In FY2019 the City will declare a surplus in Tax Increment Financing (TIF) districts of $175 million and will receive $42 million as its share of the distribution of those funds. The City will use its share of funds in FY2019 to help address the City’s budget deficit. Approximately $97 million will be disbursed to the Chicago Public Schools (CPS) and the remainder to the other overlapping tax districts in FY2019. Since 2009 and including the proposed surplus for FY2019, the City will have declared a total of more than $1.2 billion in TIF surplus with approximately half going to Chicago Public Schools.

Pros and Cons of Tax Increment Surplus

It is important to note that Mayor Emanuel’s Executive Order and principles for TIF surplus declaration have provided some rules and regularity to what had previously appeared to be an ad hoc process. Additionally, annual surplus funds have assisted other local governments in balancing their budgets.

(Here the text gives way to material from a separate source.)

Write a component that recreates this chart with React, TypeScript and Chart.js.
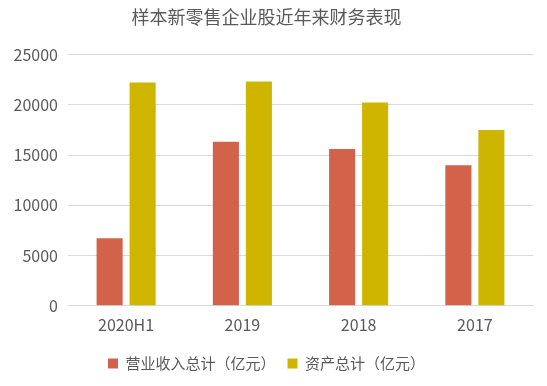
import React, { useEffect, useRef } from "react";
import { Chart, registerables } from "chart.js";

Chart.register(...registerables);

const categories = ["2020H1", "2019", "2018", "2017"];
const revenue = [6730, 16330, 15600, 14000];
const assets = [22230, 22330, 20230, 17500];
const seriesNames = ["营业收入总计（亿元）", "资产总计（亿元）"];
const titleText = "样本新零售企业股近年来财务表现";

const FONT = "'Noto Sans CJK SC', 'Noto Sans', sans-serif";

export default function App() {
  const ref = useRef<HTMLCanvasElement | null>(null);
  useEffect(() => {
    document.body.style.margin = "0";
    const ctx = ref.current!;
    const chart = new Chart(ctx, {
      type: "bar",
      data: {
        labels: categories,
        datasets: [
          { label: seriesNames[0], data: revenue, backgroundColor: "#D2624A" },
          { label: seriesNames[1], data: assets, backgroundColor: "#CDB500" },
        ],
      },
      options: {
        animation: false,
        responsive: false,
        maintainAspectRatio: false,
        layout: { padding: { left: 0, right: 14, top: 0, bottom: 5 } },
        datasets: {
          bar: { categoryPercentage: 0.568, barPercentage: 0.79 },
        },
        plugins: {
          title: {
            display: true,
            text: titleText,
            color: "#595959",
            font: { family: FONT, size: 18, weight: "normal" },
            padding: { top: 6, bottom: 27 },
          },
          legend: {
            display: true,
            position: "bottom",
            labels: {
              color: "#595959",
              font: { family: FONT, size: 15 },
              boxWidth: 10,
              boxHeight: 10,
              padding: 12,
            },
          },
          tooltip: { enabled: false },
        },
        scales: {
          x: {
            grid: { display: false, drawTicks: false },
            border: { display: true, color: "#D9D9D9" },
            ticks: { color: "#595959", font: { family: FONT, size: 16 }, padding: 9.5 },
          },
          y: {
            min: 0,
            max: 25000,
            grid: { color: "#D9D9D9", drawTicks: false },
            border: { display: false },
            ticks: {
              stepSize: 5000,
              color: "#595959",
              font: { family: FONT, size: 16 },
              padding: 10,
              callback: (v: any) => String(v),
            },
            afterFit: (scale: any) => {
              scale.width = 68;
            },
          },
        },
      },
    });
    return () => chart.destroy();
  }, []);
  return (
    <div style={{ width: 547, height: 386 }}>
      <canvas ref={ref} width={547} height={386} style={{ width: 547, height: 386 }} />
    </div>
  );
}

However, repeatedly accumulating and declaring surplus in the TIF system also has a number of downsides. First, it can raise concerns that the TIF district does not need its revenue for redevelopment projects. Such a situation could indicate that either the district does not have achievable redevelopment goals and should be terminated or that it generates more revenue than is needed and some parcels should be released from the TIF district so that their EAV (taxable value) may be returned to the general tax base. Several other Cook County municipalities have successfully conducted such TIF “carve outs.”

Second, the purpose of TIF is not to temporarily reduce short-term financial operating pressures facing the City, Chicago Public Schools and other local governments. TIF districts do not have unlimited resources, and they are the major source of economic development funding for the City of Chicago. Spending that revenue elsewhere, regardless of “surplus” designation, necessarily reduces the City’s capacity to engage in economic development.

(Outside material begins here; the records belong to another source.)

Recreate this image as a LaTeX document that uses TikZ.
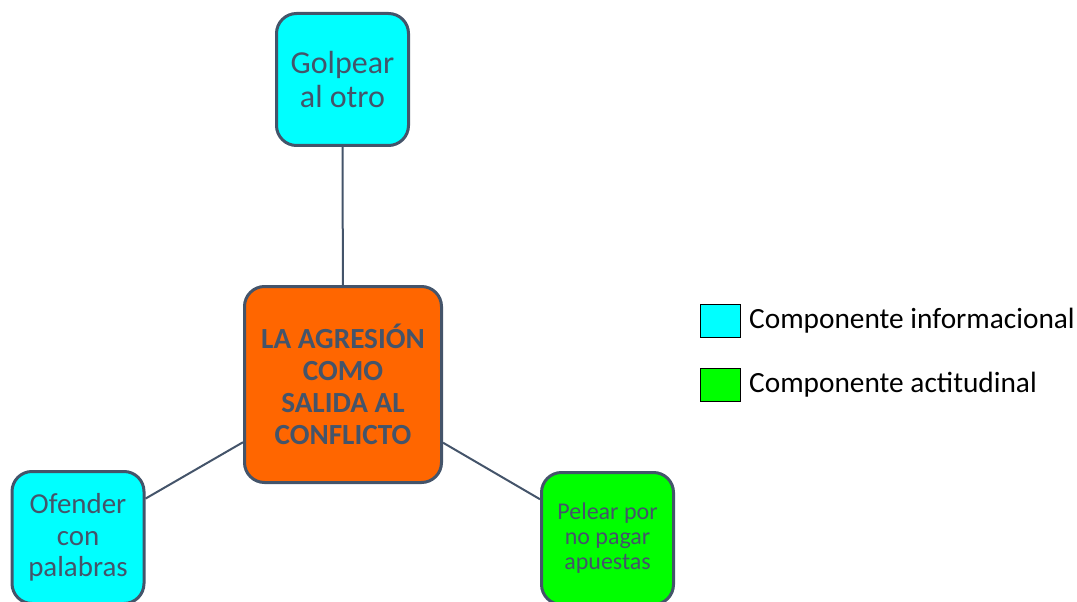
\documentclass[tikz,border=0pt]{standalone}
\usepackage{fontspec}
\setmainfont{Carlito}
\usetikzlibrary{positioning}

\definecolor{pizarra}{HTML}{44546A}
\definecolor{naranja}{HTML}{FF6600}
\definecolor{cian}{HTML}{00FFFF}
\definecolor{verde}{HTML}{00FF00}

\begin{document}
\begin{tikzpicture}[
    x=0.75pt, y=-0.75pt,
    every node/.style={align=center},
    caja/.style={draw=pizarra, line width=2.25pt, rounded corners=15pt, text=pizarra,
        minimum width=99pt, minimum height=99pt, inner sep=0pt},
    muestra/.style={draw=black, line width=0.6pt, minimum width=30pt, minimum height=24.75pt, inner sep=0pt},
    leyenda/.style={font=\fontsize{22}{26}\selectfont, text=black, inner sep=0pt}
]
    \useasboundingbox (0,0) rectangle (1077,602);

    % central idea
    \node[caja, fill=naranja, minimum width=147.75pt, minimum height=147pt,
          font=\bfseries\fontsize{21.9}{24}\selectfont] (agresion) at (343,384.5)
        {LA AGRESIÓN\\COMO\\SALIDA AL\\CONFLICTO};

    % branches
    \node[caja, fill=cian, font=\fontsize{24}{25.5}\selectfont] (golpear) at (342.5,79.5) {Golpear\\al otro};
    \node[caja, fill=cian, font=\fontsize{21.7}{23.6}\selectfont] (ofender) at (78,537.5) {Ofender\\con\\palabras};
    \node[caja, fill=verde, font=\fontsize{18}{18.75}\selectfont] (pelear) at (607.5,538.5) {Pelear por\\no pagar\\apuestas};

    \draw[pizarra, line width=1.5pt] (agresion) -- (golpear);
    \draw[pizarra, line width=1.5pt] (agresion) -- (ofender);
    \draw[pizarra, line width=1.5pt] (agresion) -- (pelear);

    % legend
    \node[muestra, fill=cian] (muestraInfo) at (720.5,321) {};
    \node[muestra, fill=verde] (muestraAct) at (720.5,384.5) {};
    \node[leyenda, right=6pt of muestraInfo] (legInfo) {Componente informacional};
    \node[leyenda, right=6pt of muestraAct] (legAct) {Componente actitudinal};
\end{tikzpicture}
\end{document}
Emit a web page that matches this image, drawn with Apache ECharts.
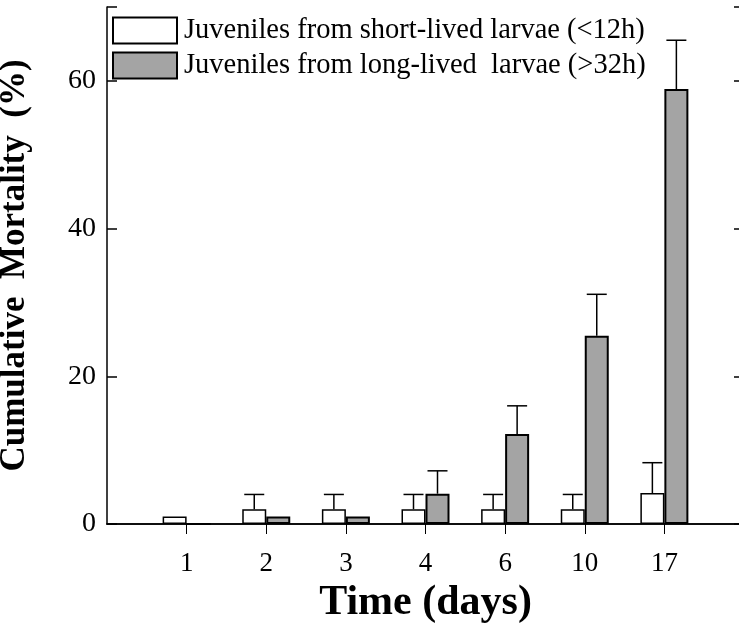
<!DOCTYPE html>
<html>
<head>
<meta charset="utf-8">
<script src="https://cdn.jsdelivr.net/npm/echarts@6/dist/echarts.min.js"></script>
<style>
  html, body { margin: 0; padding: 0; background: #fff; }
  #diagram { width: 739px; height: 637px; }
</style>
</head>
<body>
<div id="diagram"></div>
<script>
var days = ["1", "2", "3", "4", "6", "10", "17"];
var shortLived = [1, 2, 2, 2, 2, 2, 4.2];
var shortLivedErr = [0, 2, 2, 2, 2, 2, 4.1];
var longLived = [0, 1, 1, 4.1, 12.2, 25.5, 58.9];
var longLivedErr = [0, 0, 0, 3.1, 3.8, 5.6, 6.6];
var yTicks = [0, 20, 40, 60];

var names = [
  "Juveniles from short-lived larvae (<12h)",
  "Juveniles from long-lived  larvae (>32h)"
];

// pad with an empty slot on each side so the days sit on points 1..7
var cats = [""].concat(days, [""]);
function pad(arr) { return [null].concat(arr, [null]); }

function errData(vals, errs) {
  var out = [];
  for (var i = 0; i < vals.length; i++) {
    if (errs[i] > 0) out.push([i + 1, vals[i], vals[i] + errs[i]]);
  }
  return out;
}

function errSeries(vals, errs, shift) {
  return {
    type: "custom",
    silent: true,
    z: 5,
    data: errData(vals, errs),
    renderItem: function (params, api) {
      var base = api.coord([api.value(0), api.value(1)]);
      var top = api.coord([api.value(0), api.value(2)]);
      var x = base[0] + shift;
      var st = { stroke: "#000", lineWidth: 1.5 };
      return {
        type: "group",
        children: [
          { type: "line", shape: { x1: x, y1: base[1], x2: x, y2: top[1] }, style: st },
          { type: "line", shape: { x1: x - 10, y1: top[1], x2: x + 10, y2: top[1] }, style: st }
        ]
      };
    }
  };
}

var font = "'Liberation Serif', 'DejaVu Serif', serif";
var showMid = function (idx) { return idx >= 1 && idx <= days.length; };

var myChart = echarts.init(document.getElementById("diagram"));
var option = {
  animation: false,
  grid: { left: 107, right: -5, top: 7, bottom: 113, containLabel: false, outerBoundsMode: "none" },
  legend: {
    orient: "vertical",
    left: 112,
    top: 16,
    icon: "rect",
    itemWidth: 64,
    itemHeight: 26,
    itemGap: 6,
    padding: 0,
    selectedMode: false,
    textStyle: { fontFamily: font, fontSize: 28.5, color: "#000", padding: [0, 0, 0, 2] },
    data: names
  },
  xAxis: [
    {
      type: "category",
      data: cats,
      boundaryGap: false,
      axisLine: { lineStyle: { color: "#000", width: 1.5 } },
      axisTick: { inside: false, length: 10, interval: showMid, lineStyle: { color: "#000", width: 1 } },
      axisLabel: { interval: showMid, margin: 26, fontFamily: font, fontSize: 27, color: "#000" },
      name: "Time (days)",
      nameLocation: "middle",
      nameGap: 30,
      nameTextStyle: { fontFamily: font, fontSize: 42, fontWeight: "bold", color: "#000" }
    },
    {
      type: "category",
      position: "top",
      data: cats,
      boundaryGap: false,
      axisLine: { lineStyle: { color: "#000", width: 1.5 } },
      axisTick: { show: false },
      axisLabel: { show: false }
    }
  ],
  yAxis: [
    {
      type: "value",
      min: 0,
      max: 70,
      interval: 20,
      splitLine: { show: false },
      axisLine: { show: true, lineStyle: { color: "#000", width: 1.5 } },
      axisTick: { show: true, inside: true, length: 10, lineStyle: { color: "#000", width: 1.5 } },
      axisLabel: {
        margin: 11,
        fontFamily: font,
        fontSize: 28,
        color: "#000",
        formatter: function (v) { return yTicks.indexOf(v) >= 0 ? String(v) : ""; }
      },
      name: "Cumulative  Mortality  (%)",
      nameLocation: "middle",
      nameGap: 75,
      nameTextStyle: { fontFamily: font, fontSize: 35, fontWeight: "bold", color: "#000" }
    },
    {
      type: "value",
      position: "right",
      min: 0,
      max: 70,
      interval: 20,
      splitLine: { show: false },
      axisLine: { show: true, lineStyle: { color: "#000", width: 1.5 } },
      axisTick: { show: true, inside: true, length: 10, lineStyle: { color: "#000", width: 1.5 } },
      axisLabel: { show: false }
    }
  ],
  series: [
    {
      name: names[0],
      type: "bar",
      barWidth: 24,
      barGap: "0%",
      data: pad(shortLived),
      itemStyle: { color: "#fff", borderColor: "#000", borderWidth: 1.5 }
    },
    {
      name: names[1],
      type: "bar",
      barWidth: 24,
      barGap: "0%",
      data: pad(longLived),
      itemStyle: { color: "#a4a4a4", borderColor: "#000", borderWidth: 2 }
    },
    errSeries(shortLived, shortLivedErr, -12),
    errSeries(longLived, longLivedErr, 12)
  ]
};
myChart.setOption(option);
</script>
</body>
</html>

Finally, TIF surplus—whether or not it is declared annually and according to a policy—is not a sustainable, recurring revenue source for the City of Chicago or other governments for the reasons described above. Surplus distributions should not be used to close operating budgetary deficits, but instead should be directed to reserves or to nonrecurring expenses.

 

Helpful Links:

Tax Increment Financing (TIF): A Civic Federation Issue Brief

 

[1] The full impact of TIF on overlapping governments requires a number of different caveats. First, the Transit TIFs have a completely different relationship with CPS. Second, if an observer assumes that new construction within the TIF would have occurred even if the TIF did not exist, then it is possible that an overlapping government could have lost out on levying for that new property outside of the property tax cap. However, TIF dissolution brings both new construction and existing property growth back to the school district outside the tax cap, along with a boost in available tax revenue, some of which would not be available to the government without the TIF. See Civic Federation, Tax Increment Financing (TIF): A Civic Federation Issue Brief, November 12, 2007.